Wednesday, April 29, 2015

Mune dan Heddo

Aku Heddo, aku adalah tipe orang pemikir, aku sangat sayang kepada Mune, sahabatku. Aku tidak pernah ingin melihatnya terluka, tapi ia tidak pernah mendengarkanku. Aku heran kenapa ia terus-terusan memaksakan sesuatu, sesuatu yang sudah jelas tidak masuk akal untuk dilakukan. Seperti ketika dia menyukai seseorang, dia terus-terusan mengharapkan orang itu padahal orang itu tidak memperdulikannya, dan hanya membuatnya terluka.
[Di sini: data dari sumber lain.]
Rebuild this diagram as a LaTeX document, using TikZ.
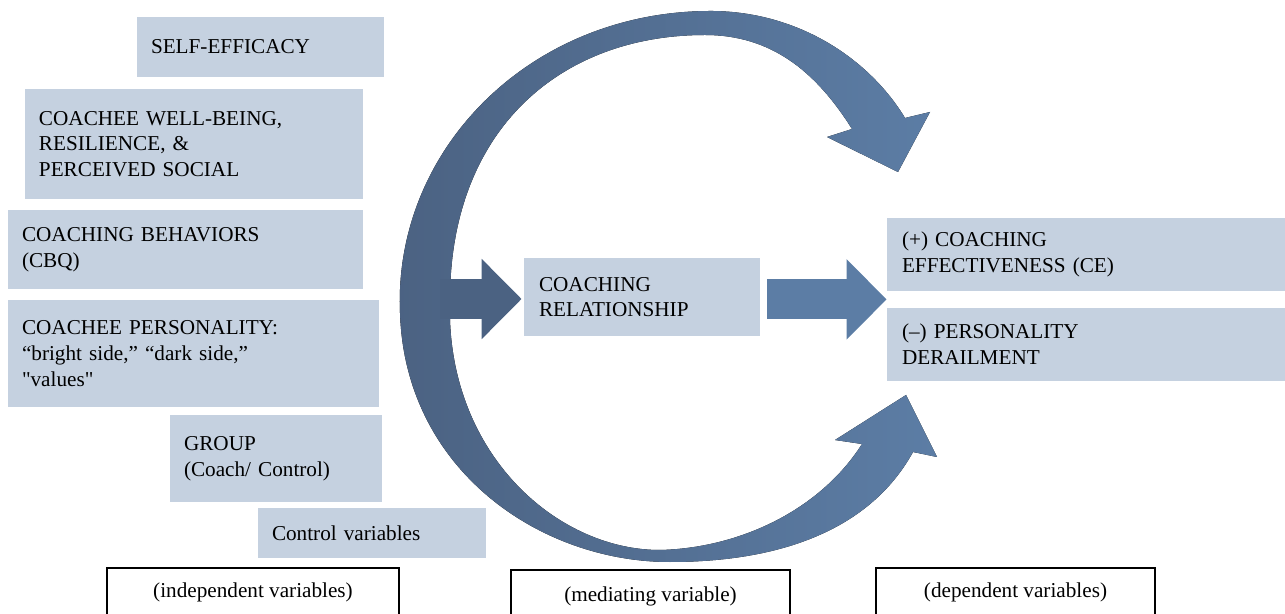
\documentclass[tikz,border=0pt]{standalone}
\usepackage{fontspec}
\setmainfont{Liberation Serif}
\newfontfamily\plainserif{Liberation Serif}
\usepackage{tikz}
\usetikzlibrary{positioning,arrows.meta,calc}

\definecolor{boxfill}{HTML}{C5D1E0}
\definecolor{arrowdark}{HTML}{4B6282}
\definecolor{arrowlight}{HTML}{5C7DA5}

\begin{document}
\begin{tikzpicture}[x=0.5pt,y=-0.5pt,font=\fontsize{10.6}{12.8}\selectfont,
                node distance=8pt]
        \tikzstyle{varbox}=[fill=boxfill,align=left,inner xsep=7pt,inner ysep=0pt]
        \tikzstyle{tagbox}=[draw=black,line width=0.8pt,fill=white,align=center,inner sep=0pt]
        \tikzstyle{blockarrow}=[line width=20pt,-{Triangle[length=20pt,width=39pt]}]

        \useasboundingbox (0,0) rectangle (1285,614);

        % the big C: upper and lower curved arrows in one piece
        \fill[left color=arrowdark,right color=arrowlight]
            (400,313) .. controls (393,150) and (530,10) .. (713,11)
            .. controls (800,12) and (870,60) .. (905,118)
            -- (930,112) -- (898,172) -- (827,137) -- (852,129)
            .. controls (815,70) and (770,35) .. (705,35)
            .. controls (560,35) and (450,130) .. (450,300)
            -- (450,320)
            .. controls (455,460) and (560,550) .. (660,550)
            .. controls (740,548) and (820,510) .. (862,444)
            -- (835,440) -- (906,395) -- (937,457) -- (913,452)
            .. controls (870,530) and (780,562) .. (670,562)
            .. controls (540,562) and (405,470) .. (400,313)
            -- cycle;

        % independent variables
        \node[varbox,text width=109.5pt,minimum height=30pt] (selfeff) at (260.5,47) {SELF-EFFICACY};
        \node[varbox,text width=155pt,minimum height=55pt] (wellbeing) at (194,144) {COACHEE WELL-BEING,\\RESILIENCE, \&\\PERCEIVED SOCIAL};
        \node[varbox,text width=163.5pt,minimum height=39.5pt] (behav) at (185.5,249.5) {COACHING BEHAVIORS\\(CBQ)};
        \node[varbox,text width=171.5pt,minimum height=53.5pt] (person) at (193.5,353.5) {COACHEE PERSONALITY:\\“bright side,” “dark side,”\\{\plainserif "values"}};
        \node[varbox,text width=92pt,minimum height=43.5pt] (group) at (276,458.5) {GROUP\\(Coach/ Control)};
        \node[varbox,text width=100pt,minimum height=25pt] (control) at (372,533) {Control variables};

        % mediator and outcomes
        \node[varbox,text width=103pt,minimum height=39pt,inner xsep=7.5pt] (rel) at (642,297) {COACHING\\RELATIONSHIP};
        \node[varbox,text width=184pt,minimum height=36.5pt,inner xsep=7.5pt] (effect) at (1086,254.5) {(+) COACHING\\EFFECTIVENESS (CE)};
        \node[varbox,text width=184pt,minimum height=36.5pt,inner xsep=7.5pt] (derail) [below=of effect] {(–) PERSONALITY\\DERAILMENT};

        % straight arrows
        \coordinate (arcmid) at (440,299);
        \coordinate (relout) at ([xshift=3.5pt]rel.east);
        \coordinate (outs) at ($(effect.south west)!0.5!(derail.north west)$);
        \draw[blockarrow,arrowdark] (arcmid) -- ([xshift=-1pt]arcmid -| rel.west);
        \draw[blockarrow,arrowlight] (relout |- outs) -- (outs);

        % column labels
        \node[tagbox,minimum width=146pt,minimum height=24pt] (indep) at (253,592) {(independent variables)};
        \node[tagbox,minimum width=139.5pt,minimum height=26pt] (mediat) at (650.5,596) {(mediating variable)};
        \node[tagbox,minimum width=139.5pt,minimum height=24pt] (depend) at (1015.5,592) {(dependent variables)};

\end{tikzpicture}
\end{document}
Atau ketika dia menginginkan sesuatu, kenapa dia begitu ingin memilikinya, hasratnya terlalu besar, dia seperti tidak berfikir, aku selalu menasehatinya tapi ia begitu angkuh untuk mendengarkanku. Dia begitu kekanak-kanakan, hanya melakukan sesuatu tanpa memikirkan konsekuensinya, dan aku selalu mengalah untuknya.
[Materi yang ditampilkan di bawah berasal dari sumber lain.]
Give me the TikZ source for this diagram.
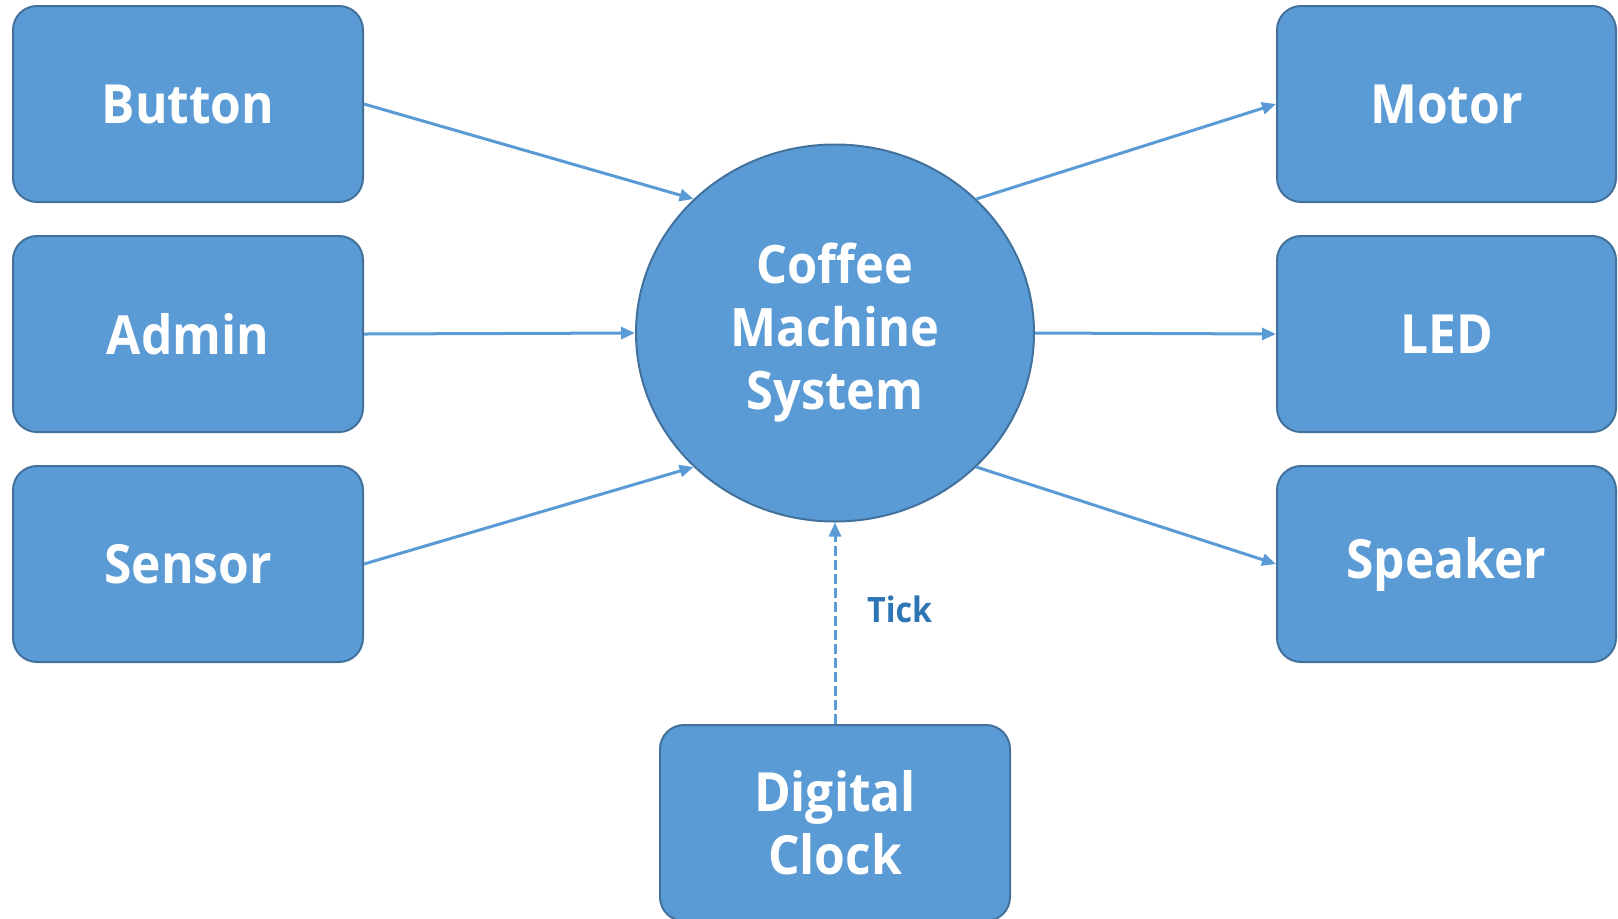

Berbeda denganku, aku selalu berfikir jika melakukan sesuatu, aku memikirkan untung dan rugi, sebab akibat dari semua perbuatanku. Aku tidak pernah mau melakukan sesuatu yang hanya menyusahkanku. Banyak yang bilang aku tidak punya perasaan, terlalu rasional, terlalu banyak teori, bahkan ada yang bilang aku bukan manusia, karena aku jarang melakukan kesalahan, tidak mau mengalah dan lainnya. Tapi aku tidak pernah perduli apa yang mereka katakan kecuali jika Mune yang mengatakannya. Dia berkata “Dasar bodoh! Kau terlalu banyak berfikir! Lakukan sajalah biar kau tau rasanya!!” lucu dia menyebutku bodoh padahal dia yang bodoh, tapi dia benar, apa yang dibilangnya tidak selalu salah.

Pernah suatu hari aku membaca buku catatannya, aku menemukan tulisannya yang berbunyi:
“Halo aku mune, aku penuh dengan keinginan dan perasaan. Aku mengajarkan Heddo bahagia dan sedih. Aku tau benar bagaimana caranya membuat diriku senang. Aku tidak egois, Heddo yang selalu melarangku seperti ini dan itu karena dia takut aku terluka. Aku tidak takut terluka jika apa yang aku inginkan bisa aku dapatkan. Heddo selalu saja melarangku, memarahiku. Aku tau dia sahabatku, dan aku tau dia benar, tapi ini urusanku, keinginanku harus dipenuhi, bahkan jika harus membuat diriku terluka itu tidak pernah jadi masalah.”
 Bisa-bisanya dia berkata seperti itu, bisa-bisa nya dia membenciku padahal dia tahu kalau aku benar. Aku tidak bisa membiarkan dia terluka dan aku juga tidak pernah bisa meninggalkannya, aku terlalu menyayanginya. Bagaimanapun, dia sahabatku, dia yang mengajariku merasa bahagia maupun sedih, dia yang mengajariku untuk perduli kepada orang lain, dia mengajariku bagaimana sebenarnya hidup ini, dengan semangatnya yang seperti tak pernah habis.

Jika kamu membaca ini, Mune, aku menyayangimu, aku terus akan melarangmu meskipun kamu tidak menyukainya, lagipula kamu juga gak bakal bertahan kan tanpa aku? Aku ingat ketika kamu sudah terlalu lelah berusaha, kamu akhirnya mendengarkanku, dan semuanya baik-baik saja. Begitu juga aku, aku membutuhkanmu, kalau aku hidup tanpa kamu aku hanyalah sebuah mesin, yang tidak mempunyai perasaan, tidak mempunyai semangat, tidak hidup. Aku butuh kita berjalan beriringan, sahabatku.

Heddo, 29 April 2015


*Mune dan Heddo sebenarnya bukan manusia, Mune () dalam bahasa jepang berarti dada (hati), sedangkan Heddo (ヘッ)  berarti kepala (otak). Dua hal yang selalu bertentangan, dimana otak lebih sering kalah. Konflik yang tidak pernah habis bukan berarti mereka tidak membutuhkan satu sama lain. Mereka berdua hanya perlu menemukan keseimbangan.